「子供とか、おばあちゃんとか。いいなって思って、シャッターを切るんです。すごいでしょう? A型で撮ってるんですよ。これと・・・これも。」

高野さんの見せてくれた写真には、穏やかな日常の光景がたくさん写っていました。奇をてらうことのない、素直な写真。その一枚一枚から、彼女の心のうごきが伝わってくるようです。

忙しさに追われていた時期もあったといいます。ひとつひとつの役を大事に演じていきたい彼女は今、自分のできるペースで仕事に取り組んでいます。

「舞台とか映画とか、集中しなきゃいけない時期は頭のなかがそれだけになっちゃうんです。だから仕事と仕事の合間にぽっかり空いた期間が、私にとって大切な充電期間。」

仕事をしない時間がつづけば大抵の人は不安になるものなのに、彼女にはそんな心配はいらない様子。しっかりと休息を取り「高野志穂」に戻って、次の仕事の準備をする。高野さんの写真に穏やかな日常があふれているのは、たぶんそんな時期にシャッターを切っているからかもしれません。

 

 

芝居という世界に魂を捧げるその情熱的な姿も、舞台の外で気さくに笑うその姿も、どちらも偽りのない高野さんの姿。いつも自然でいられる彼女の姿は、とても輝いて見えます。きっとこれからも自分らしさを保ちながら、人一倍の努力をもって、役者の道をすすんでゆくのでしょう。

やがて10年や20年という月日が流れたとき、彼女がノーマ・デズモンドを演じるとしたらどんな芝居になるのでしょうか。
これからの高野さんを応援していきたいと思います。

 

高野 志穂 さん

32歳。俳優。
コムスシフト所属。

-取材後記-

話をしてみると、屈託のない彼女の笑顔と気取らない態度に、私たちの緊張はすっかりほぐれてしまいました。コロコロと変わる表情と、感情豊かなリアクション。誰にも壁をつくることなく、すぐに打ち解けることができる彼女は、ひとたび舞台の話になると目をきらきら輝かせて話しだすのでした。

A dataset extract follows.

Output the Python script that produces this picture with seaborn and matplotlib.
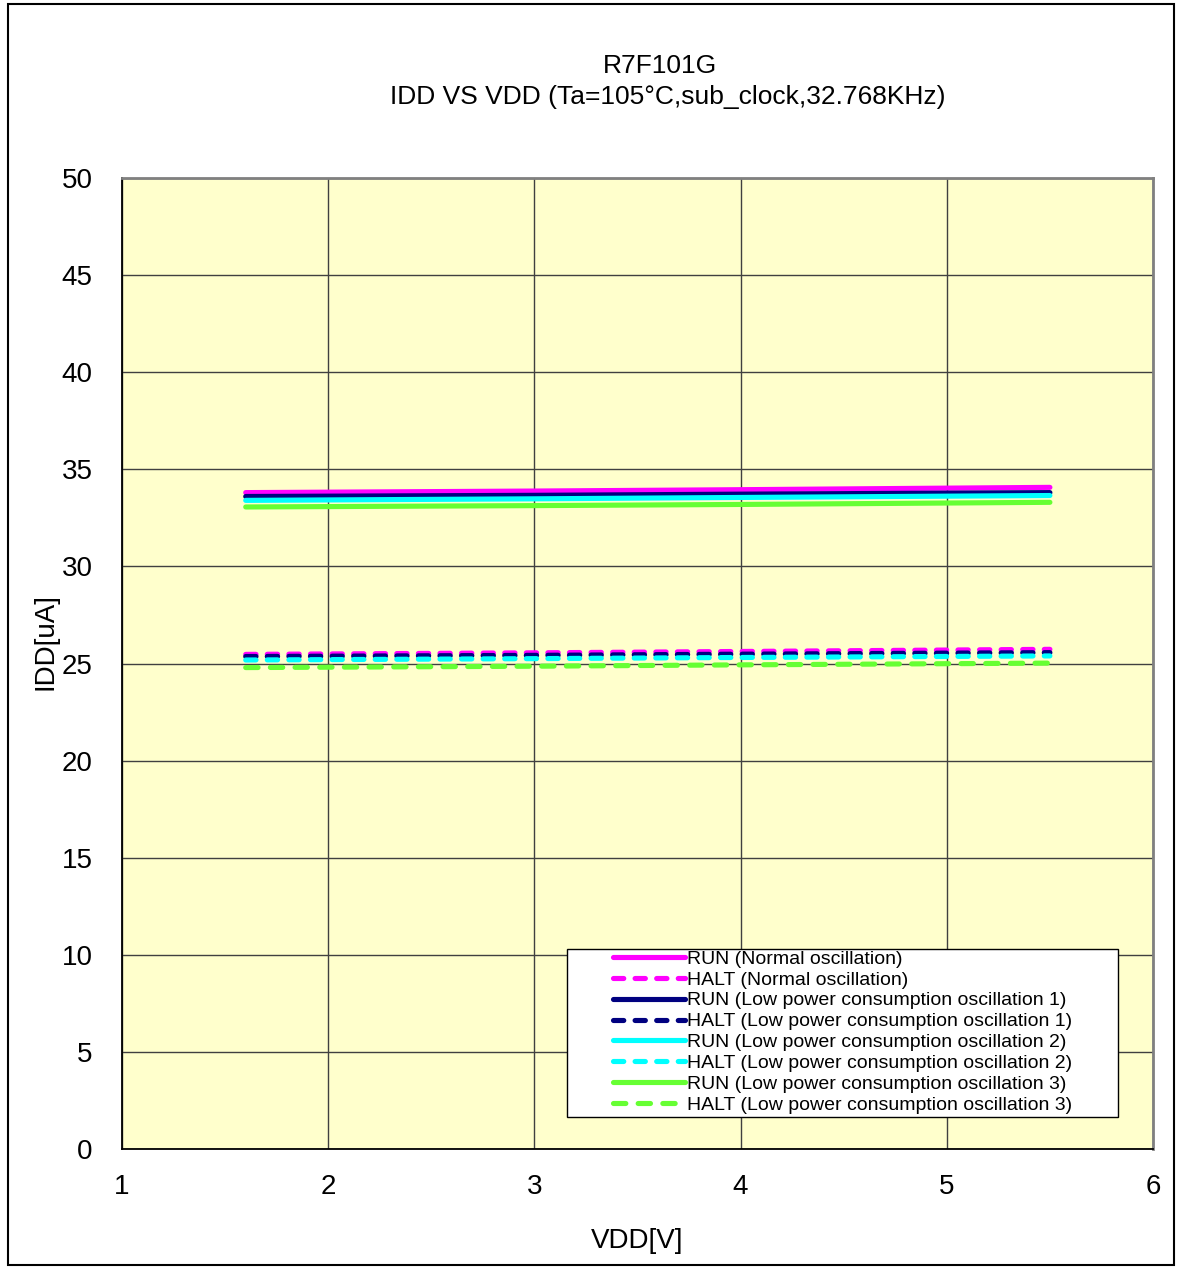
import numpy as np
import pandas as pd
import matplotlib
matplotlib.use('Agg')
import matplotlib.pyplot as plt
import seaborn as sns
from matplotlib.patches import Rectangle

# data
vdd = [1.6, 3.0, 4.0, 5.5]
run_normal = [33.80, 33.88, 33.95, 34.07]
halt_normal = [25.47, 25.55, 25.62, 25.73]
run_low1 = [33.60, 33.66, 33.72, 33.80]
halt_low1 = [25.36, 25.42, 25.48, 25.56]
run_low2 = [33.40, 33.48, 33.55, 33.65]
halt_low2 = [25.18, 25.25, 25.31, 25.39]
run_low3 = [33.06, 33.13, 33.19, 33.30]
halt_low3 = [24.79, 24.86, 24.93, 25.02]

labels = ['RUN (Normal oscillation)', 'HALT (Normal oscillation)',
          'RUN (Low power consumption oscillation 1)', 'HALT (Low power consumption oscillation 1)',
          'RUN (Low power consumption oscillation 2)', 'HALT (Low power consumption oscillation 2)',
          'RUN (Low power consumption oscillation 3)', 'HALT (Low power consumption oscillation 3)']
series = [run_normal, halt_normal, run_low1, halt_low1,
          run_low2, halt_low2, run_low3, halt_low3]
colors = ['#FF00FF', '#FF00FF', '#000080', '#000080',
          '#00FFFF', '#00FFFF', '#66FF33', '#66FF33']
dashed = [False, True, False, True, False, True, False, True]

sns.set_theme(style='white')
plt.rcParams['font.family'] = ['Liberation Sans', 'DejaVu Sans']
plt.rcParams['text.color'] = 'black'
plt.rcParams['axes.labelcolor'] = 'black'
plt.rcParams['xtick.color'] = 'black'
plt.rcParams['ytick.color'] = 'black'

fig = plt.figure(figsize=(11.77, 12.67), dpi=100)
ax = fig.add_axes([122/1177, 1 - 1149/1267, 1031/1177, 971/1267])
ax.set_facecolor('#FFFFCC')

lw = 3.7
for lab, vals, c, d in zip(labels, series, colors, dashed):
    df = pd.DataFrame({'VDD': vdd, 'IDD': vals})
    sns.lineplot(data=df, x='VDD', y='IDD', ax=ax, color=c, linewidth=lw,
                 label=lab, zorder=3)
    line = ax.lines[-1]
    line.set_solid_capstyle('round')
    if d:
        line.set_dash_capstyle('round')
        if c == '#66FF33':
            line.set_dashes((2.4, 2.4))
        else:
            line.set_dashes((2.0, 2.2))

ax.set_xlim(1, 6)
ax.set_ylim(0, 50)
ax.set_xticks([1, 2, 3, 4, 5, 6])
ax.set_yticks(np.arange(0, 51, 5))
ax.tick_params(axis='both', labelsize=20, length=0)
ax.tick_params(axis='x', pad=18)
ax.tick_params(axis='y', pad=21)
ax.grid(True, color='#404040', linewidth=1.0)
ax.set_axisbelow(True)
for s in ['left', 'bottom']:
    ax.spines[s].set_color('black')
    ax.spines[s].set_linewidth(1.3)
for s in ['top', 'right']:
    ax.spines[s].set_color('#808080')
    ax.spines[s].set_linewidth(2.0)

ax.set_xlabel('VDD[V]', fontsize=20, labelpad=20)
ax.set_ylabel('IDD[uA]', fontsize=20)
ax.yaxis.set_label_coords(-0.062, 0.523)

fig.text(660/1177, 1 - 66/1267, 'R7F101G', ha='center', va='center', fontsize=19)
fig.text(668/1177, 1 - 97/1267, 'IDD VS VDD (Ta=105°C,sub_clock,32.768KHz)',
         ha='center', va='center', fontsize=19)

# legend box drawn separately (wide side margins like the source)
box = Rectangle((567/1177, 1 - 1117/1267), 551/1177, 168/1267,
                transform=fig.transFigure, facecolor='white', edgecolor='black',
                linewidth=1.0, zorder=4.5, clip_on=False)
ax.add_patch(box)
leg = ax.legend(loc='center', bbox_to_anchor=((567 + 1118) / 2 / 1177, 1 - 1032/1267),
                bbox_transform=fig.transFigure, fontsize=14, frameon=False,
                handlelength=3.7, handletextpad=0.1,
                labelspacing=0.17, borderpad=0.0, borderaxespad=0)
leg.set_zorder(5)
for t in leg.get_texts():
    t.set_color('black')

# figure border
fig.patches.append(Rectangle((8/1177, 2/1267), 1166/1177, 1261/1267,
                             transform=fig.transFigure, fill=False,
                             edgecolor='black', linewidth=1.5))

fig.savefig('out.png', dpi=100)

ライカについても、特にこだわりなく使っている姿が印象的です。レンズがどうだとか、ボディがどうだとか、小難しい話はいらないのです。だって、フイルムを使う理由が「パソコン持ってないから」だなんて、信じられますか?

※高野志穂さんの舞台「ピグマリオン」は、2011年8月19日から9月4日まで上演。舞台の上で生きる彼女を、どうぞお楽しみに。